New York (awp/afp) - L'action du spécialiste des semi-conducteurs Nvidia a connu, depuis 15 mois, une trajectoire boursière météorique, pour devenir la quatrième capitalisation mondiale, une envolée qui n'a rien d'une bulle, à en croire le marché.

Entre la veille du lancement de ChatGPT, le 30 novembre 2022, qui a déclenché la vogue de l'intelligence artificielle (IA) dite générative, et vendredi, le prix du titre du groupe de Santa Clara (Californie) a été multiplié par cinq.

Le 23 février, Nvidia a franchi le seuil symbolique de 2.000 milliards de dollars de valorisation, une altitude que seuls Microsoft, Apple et le pétrolier Saudi Aramco ont connue.

Un parcours frénétique, pour une entreprise qui ne figure même pas parmi les 150 premières au monde en fonction du chiffre d'affaires, et à peine dans le top 1.000 au nombre d'employés.

Sur le papier, ce coup de chaud rappelle les grandes heures de la bulle internet, qui avaient notamment vu l'action du géant des réseaux de communication Cisco multipliée par huit en 18 mois, au point de devenir, durant quelques minutes, la première capitalisation de la planète, fin mars 2000.

"Sur l'intelligence artificielle en générale, certains s'emballent un peu sur les valorisations. Mais pour Nvidia, c'est justifié par les fondamentaux" de l'entreprise, avance Angelo Zino, analyste de CFRA.

"Il n'y a pas le côté artificiel qu'il y a eu à d'autres époques dans le secteur technologique", estime-t-il.

Le bénéfice net annuel a grimpé davantage (+581% sur un an) que le titre, rappelle Larry Tentarelli, du cabinet de recherche Blue Chip Daily Trend Report.

Pour les analystes de Wedbush Securities, le parallèle pertinent n'est pas à faire avec 1999 et l'éclatement de la bulle internet, mais plutôt 1995, période de l'éclosion d'internet.

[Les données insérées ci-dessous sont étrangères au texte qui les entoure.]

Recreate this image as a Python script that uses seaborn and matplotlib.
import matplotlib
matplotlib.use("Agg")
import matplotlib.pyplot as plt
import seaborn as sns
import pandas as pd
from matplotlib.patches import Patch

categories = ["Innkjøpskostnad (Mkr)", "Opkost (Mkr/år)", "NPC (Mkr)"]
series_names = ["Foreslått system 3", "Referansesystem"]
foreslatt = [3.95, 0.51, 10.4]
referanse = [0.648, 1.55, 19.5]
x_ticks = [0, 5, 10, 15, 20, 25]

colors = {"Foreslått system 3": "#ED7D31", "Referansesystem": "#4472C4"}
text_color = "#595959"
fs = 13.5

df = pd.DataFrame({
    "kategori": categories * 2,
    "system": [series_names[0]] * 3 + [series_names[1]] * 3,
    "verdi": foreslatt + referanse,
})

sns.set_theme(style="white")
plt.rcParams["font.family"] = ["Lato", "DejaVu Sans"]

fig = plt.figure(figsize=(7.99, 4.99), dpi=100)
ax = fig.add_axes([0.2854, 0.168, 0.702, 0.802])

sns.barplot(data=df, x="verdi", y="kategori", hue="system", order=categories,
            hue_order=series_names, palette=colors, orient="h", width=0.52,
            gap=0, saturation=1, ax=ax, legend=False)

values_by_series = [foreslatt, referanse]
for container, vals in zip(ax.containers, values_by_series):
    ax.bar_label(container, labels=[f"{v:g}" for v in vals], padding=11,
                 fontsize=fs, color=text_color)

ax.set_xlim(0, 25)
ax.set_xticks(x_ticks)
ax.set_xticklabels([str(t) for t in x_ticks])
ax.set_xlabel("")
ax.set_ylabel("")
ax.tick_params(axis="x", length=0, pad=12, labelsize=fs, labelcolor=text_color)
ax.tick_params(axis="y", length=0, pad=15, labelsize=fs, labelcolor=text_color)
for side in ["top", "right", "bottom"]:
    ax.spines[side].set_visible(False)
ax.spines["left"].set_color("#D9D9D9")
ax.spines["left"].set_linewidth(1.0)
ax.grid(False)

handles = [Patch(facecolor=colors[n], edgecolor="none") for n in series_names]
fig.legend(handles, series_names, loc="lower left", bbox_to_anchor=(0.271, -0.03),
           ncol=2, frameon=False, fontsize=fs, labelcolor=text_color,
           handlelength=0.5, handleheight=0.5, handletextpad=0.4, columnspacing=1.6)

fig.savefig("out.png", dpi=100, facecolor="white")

Aux racines du succès de cette société trentenaire, les processeurs graphiques ou cartes graphiques, appelés GPU (graphics processing unit), des puces à la capacité de calcul très supérieure aux microprocesseurs classiques (CPU).

Plus haut qu'Apple ?

Mis au point initialement pour améliorer la qualité graphique des jeux vidéo, ils se sont révélés indispensables pour développer les grands modèles de langage (LLM) qui sont à la base des interfaces d'IA générative comme ChatGPT.

Les concurrents de Nvidia se sont lancés à sa poursuite, et plusieurs d'entre eux, notamment AMD et Intel, commercialisent déjà leurs propres GPU orientés vers l'IA, tandis qu'Apple, Microsoft ou Amazon ont aussi développé des puces.

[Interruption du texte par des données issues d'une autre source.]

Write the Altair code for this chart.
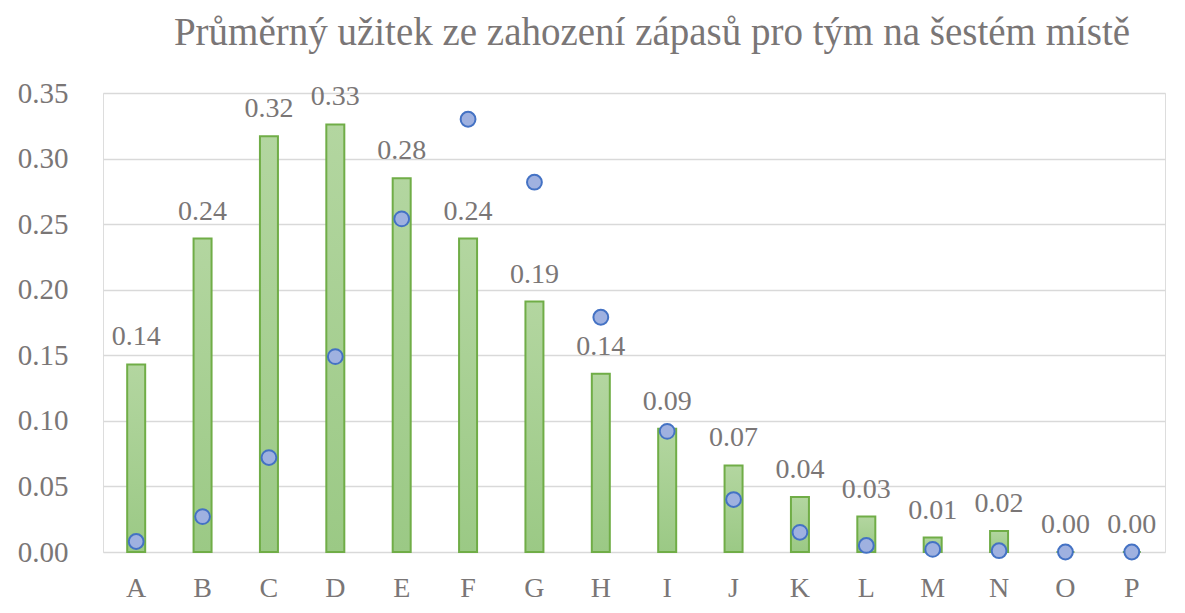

Mais Nvidia "a des années d'avance" sur ses compétiteurs, explique Larry Tentarelli.

"En l'état, je pense que le seul risque pour Nvidia est de faire face à des problèmes d'approvisionnement", considère-t-il.

A la différence de ses rivaux Intel, Micron ou Texas Instruments, Nvidia, comme AMD, ne fabrique pas ses propres semi-conducteurs. Il utilise des sous-traitants, principalement le taïwanais TSMC (Taiwan Semiconductor Manufacturing Co).

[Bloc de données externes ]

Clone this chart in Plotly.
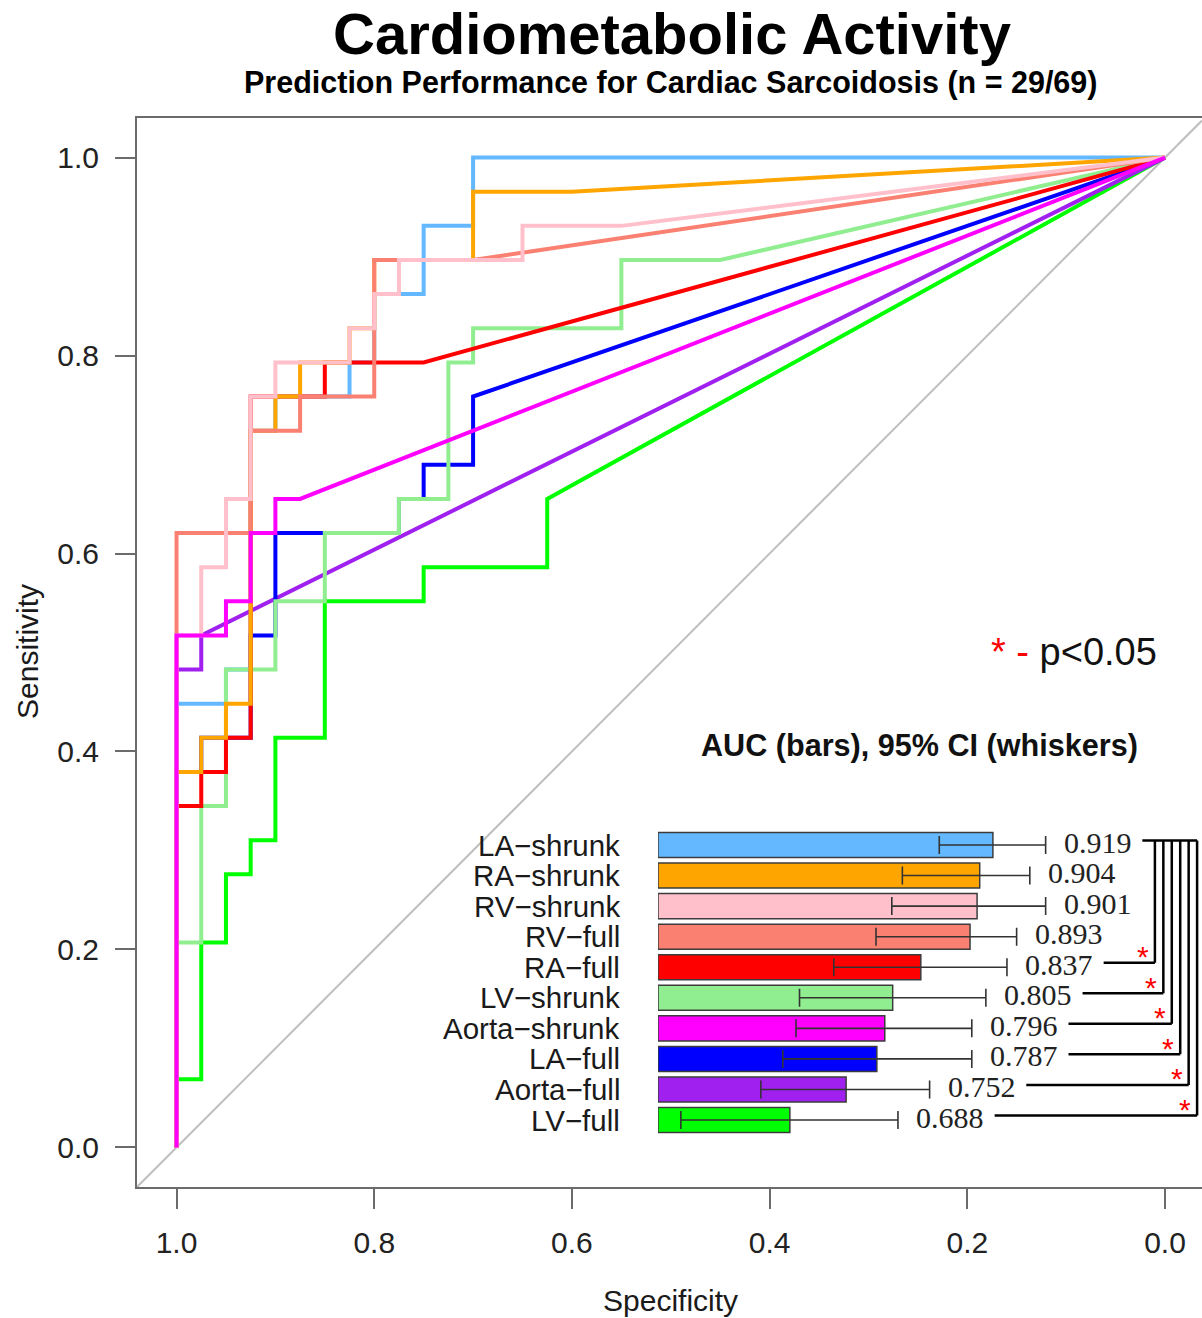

Un point de vulnérabilité potentielle pour le géant vert (la couleur de son logo), mais Larry Tentarelli n'attribue qu'une probabilité très faible au scénario d'une crise géopolitique.

Pour l'instant, fait valoir Angelo Zino, le modèle économique de Nvidia, sans site de production, est davantage une force qu'une faiblesse car il lui permet de générer des marges plus élevées et d'ajuster plus facilement ses volumes en fonction de la demande.

Quand ils scrutent l'horizon, les investisseurs ne voient aucun signe de ralentissement de la demande d'équipement en IA, bien au contraire.

"La révolution de l'IA démarre avec Nvidia", assure Wedbush Securities. "La fête ne fait que commencer."

Les analystes tablent, en moyenne, sur un bénéfice encore quasiment doublé cette année par rapport à 2023 (+88%).

"Si Nvidia reste sur le rythme de croissance que prévoit le marché", anticipe Larry Tantarelli, "il est possible que, d'ici deux ans, peut-être avant, ils dépassent la capitalisation d'Apple".

Quant à devenir la première valorisation mondiale, la marche est haute, dit-il, "car Microsoft fait aussi du très bon travail" sur l'IA.